The novelty Munro brings to this collection is the first half’s linked focus on retelling the story of her family’s original Scottish settlers. Taciturn back to the root, we follow those who sailed over to Canada and successive generations down the line. This first half of the collection is entitled “No Advantages,” and it takes its name from a description in a 1799 Statistical Account of Scotland of the valley Munro’s branch of the family inhabited. This particular judgment epitomizes Munro’s characters and clearly indicates she gets this underwhelming view of her life honestly.
Following these Scots ancestors as they land in North America, we trail them across the US-Canadian border, some members slipping down into the states while the bulk of the rest of the family march ever westward. “Illinois,” the third tale tells the rather harrowing story of what happens when a young son, displeased by his widowed mother’s choice to go north with her in-laws, hides the newborn baby in the woods. Munro’s not above cruel twists in her stories, family members disappearing without a trace, illnesses sweeping away children, and thus of all the stories collected here, this one had a real sense of suspense and drama to it.
The book’s title is taken from the collection’s second story in which a father and his son Andrew climb up to the Castle Rock in Edinburgh. There, the old man points out across the water and tells his son that what they’re seeing there in the water is the far off shores of America. Andrew later learns that in fact what they’ve seen is merely Fife and not America at all.
In a nutshell, this is one of Munro’s most fertile vein,s and she’s mined it over the last forty years with some tenacity. Over and again she returns to the friction caused between what an adult tells a child and the sneaking suspicion in the child that he or she knows better. Mixed in at this moment is the feeling of mortification that other people who overhear this exchange are secretly mocking both father and son.

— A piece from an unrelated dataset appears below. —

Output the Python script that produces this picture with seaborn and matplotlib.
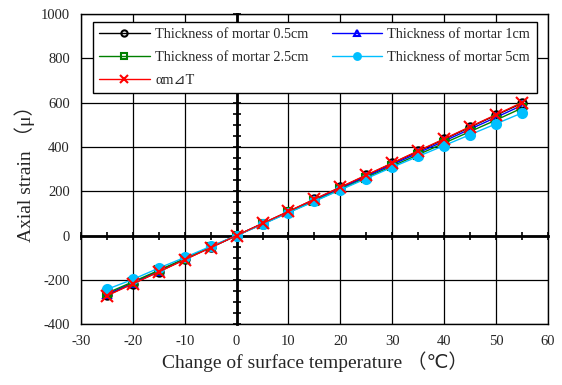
import matplotlib
matplotlib.use("Agg")
import matplotlib.pyplot as plt
import seaborn as sns
import pandas as pd
import numpy as np
from matplotlib.ticker import MultipleLocator

# data
temp = [-25, -20, -15, -10, -5, 0, 5, 10, 15, 20, 25, 30, 35, 40, 45, 50, 55]
t05 = [-270, -217, -163, -108, -54, 0, 54, 108, 163, 217, 271, 326, 380, 434, 489, 543, 597]
t1 = [-266, -213, -160, -106, -53, 0, 53, 106, 160, 213, 266, 320, 373, 426, 480, 533, 587]
t25 = [-260, -209, -157, -104, -52, 0, 52, 104, 156, 208, 261, 313, 365, 417, 469, 521, 575]
t5 = [-243, -198, -147, -99, -49, 0, 50, 103, 154, 206, 257, 308, 357, 406, 455, 504, 553]
amdt = [-272, -218, -164, -109, -55, 0, 55, 109, 164, 218, 273, 327, 382, 436, 491, 545, 600]

sns.set_style("white")
fam = ["Liberation Serif", "DejaVu Sans", "Noto Sans CJK SC"]
plt.rcParams["font.family"] = fam
plt.rcParams["axes.unicode_minus"] = False

fig = plt.figure(figsize=(5.62, 3.85), dpi=100)
pos = [0.144, 0.158, 0.831, 0.806]

# axes that carries the crossing zero axes
ax0 = fig.add_axes(pos)
ax0.set_zorder(0)
ax = fig.add_axes(pos)
ax.set_zorder(1)
ax.patch.set_alpha(0)

for a in (ax0, ax):
    a.set_xlim(-30, 60)
    a.set_ylim(-400, 1000)

ax0.spines["left"].set_position(("data", 0))
ax0.spines["bottom"].set_position(("data", 0))
ax0.spines["top"].set_visible(False)
ax0.spines["right"].set_visible(False)
for s in ("left", "bottom"):
    ax0.spines[s].set_linewidth(2)
    ax0.spines[s].set_color("black")
ax0.xaxis.set_major_locator(MultipleLocator(10))
ax0.xaxis.set_minor_locator(MultipleLocator(5))
ax0.yaxis.set_major_locator(MultipleLocator(100))
ax0.yaxis.set_minor_locator(MultipleLocator(50))
ax0.tick_params(which="both", direction="inout", length=6, width=1.2, color="black",
                labelbottom=False, labelleft=False, bottom=True, left=True)

series = [
    ("Thickness of mortar 0.5cm", t05, "black", "o", "none", 6),
    ("Thickness of mortar 1cm", t1, "blue", "^", "none", 6),
    ("Thickness of mortar 2.5cm", t25, "green", "s", "none", 5.5),
    ("Thickness of mortar 5cm", t5, "#00bfff", "o", "#00bfff", 6.5),
    ("αm⊿T", amdt, "red", "x", "red", 8),
]
handles = {}
for name, vals, col, mk, mfc, ms in series:
    df = pd.DataFrame({"x": temp, "y": vals})
    sns.lineplot(data=df, x="x", y="y", ax=ax, color=col, marker=mk, mfc=mfc,
                 mec=col, ms=ms, mew=1.5, lw=1, label=name, legend=False)
    handles[name] = ax.lines[-1]

ax.xaxis.set_major_locator(MultipleLocator(10))
ax.yaxis.set_major_locator(MultipleLocator(200))
ax.grid(True, color="black", lw=0.9)
for s in ax.spines.values():
    s.set_color("black")
    s.set_linewidth(1)
ax.tick_params(length=0, labelsize=10.5, pad=8)
ax.set_xlabel("Change of surface temperature （℃）", fontsize=14, labelpad=2)
ax.set_ylabel("Axial strain （μ）", fontsize=14, labelpad=4)

order = ["Thickness of mortar 0.5cm", "Thickness of mortar 2.5cm", "αm⊿T",
         "Thickness of mortar 1cm", "Thickness of mortar 5cm"]
leg = ax.legend([handles[k] for k in order], order, ncol=2, loc="upper right",
                bbox_to_anchor=(0.976, 0.974), markerscale=0.75,
                fancybox=False, edgecolor="black", framealpha=1, fontsize=10.3,
                handlelength=3.5, labelspacing=0.68, borderpad=0.45,
                columnspacing=1.6, handletextpad=0.4, borderaxespad=0)
leg.get_frame().set_linewidth(1)

fig.savefig("out.png", dpi=100)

It is the childhood stories making up the book’s second half, “Home” where this ground is revisited in fashions we’ve seen many times before in Munro’s work. The author tells us quite explicitly in an introduction that these second-half tales are much more autobiographical than her previous writing, though that hadn’t stopped her from fictionalizing elements and adding and subtracting. If you’re familiar with Munro’s work, it’s easier to guess from certain repetitions what’s most likely non-fictionalized, and here is where the collection really stumbles.
Having mined this turf before, there’s little Munro can add here that is exciting and up to quite the same level as established in the first half. “Hired Girl” is familiar territory wherein the narrator/Munro-stand-in gets a summer job that prickles all her notions of self-worth as well as her sexual awakening and the various levels of social power. “Fathers” likewise retreads how different the narrator feels in another girl’s home, seeing how loving, how demonstrative other people’s parents can be in comparison to her own, the more overt emotions almost shaming the narrator. Pieces like “The Ticket” don’t even read as completed works, rather as lengthier vignettes.
In short, the second half of this collection reads somewhat like a series of stories Munro hadn’t been satisfied with on previous writings but used here to fill out what would have been a terribly slim volume of family recollections and recreations. I, for one, would have gladly appreciated, if this is Munro’s last book, the more slender edition, each of the stories within shined to highest polish.
Instead, the collection ends rather on a down note, a disappointing epilogue to a career marked by some of the best short fiction writing of the twentieth century. It is a mark of how great a writer Munro is that even her failures stand head and shoulders above so much other current writing out there today.
Reader Kimberly Ferrar can easily fool you into thinking that she might be a young Alice Munro, so well accomplished is her sympathetic rendering of the material. Authors aren’t generally the best readers of their material, but oddly enough the best readers can trick you into thinking they are indeed the author. Fancy that.